- **GOAL**
Track down every line below that holds "this" and copy it.

- **DATA SHOWN**

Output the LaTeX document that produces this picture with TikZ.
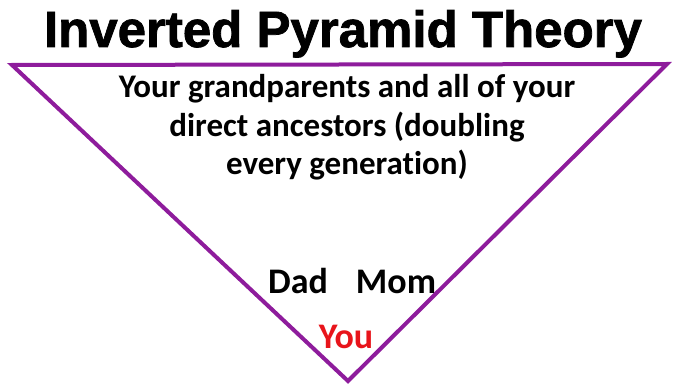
\documentclass[tikz,border=0pt]{standalone}
\usepackage{fontspec}
\setmainfont[Ligatures=NoCommon]{Carlito}
\newfontfamily\titlefont[BoldFeatures={FakeBold=1.5}]{Liberation Sans}
\definecolor{pyr}{HTML}{8E1C9C}
\definecolor{youred}{HTML}{E8141B}
\begin{document}
\begin{tikzpicture}[x=1pt,y=-1pt,
  txt/.style={font=\bfseries\fontsize{33}{38}\selectfont, inner sep=0pt, anchor=base},
  big/.style={font=\bfseries\fontsize{36}{40}\selectfont, inner sep=0pt, anchor=base},
  ttl/.style={font=\titlefont\bfseries\fontsize{51}{56}\selectfont, inner sep=0pt, anchor=base}]
\useasboundingbox (0,0) rectangle (679,385);
\coordinate (tl) at (12,65);
\coordinate (tr) at (667,64);
\coordinate (ap) at (348,381);
\draw[pyr, line width=4pt, line join=miter] (tl) -- (tr) -- (ap) -- cycle;
\node[ttl] (title) at (343,47) {Inverted Pyramid Theory};
\node[txt] (l1) at (347,98) {Your grandparents and all of your};
\node[txt] (l2) at (347,136) {direct ancestors (doubling};
\node[txt] (l3) at (347,174) {every generation)};
\node[big] (dad) at (298,293) {Dad};
\node[big] (mom) at (396,293) {Mom};
\node[big, text=youred] (you) at (346,348) {You};
\end{tikzpicture}
\end{document}
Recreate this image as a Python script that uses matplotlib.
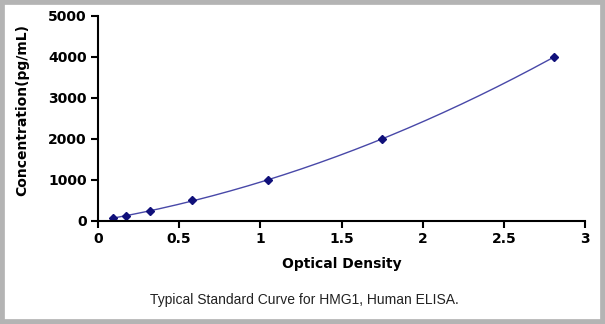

- **ANSWER TO THE EXERCISE**
Output the LaTeX document that produces this picture with TikZ.
Recreate this image as a Python script that uses matplotlib.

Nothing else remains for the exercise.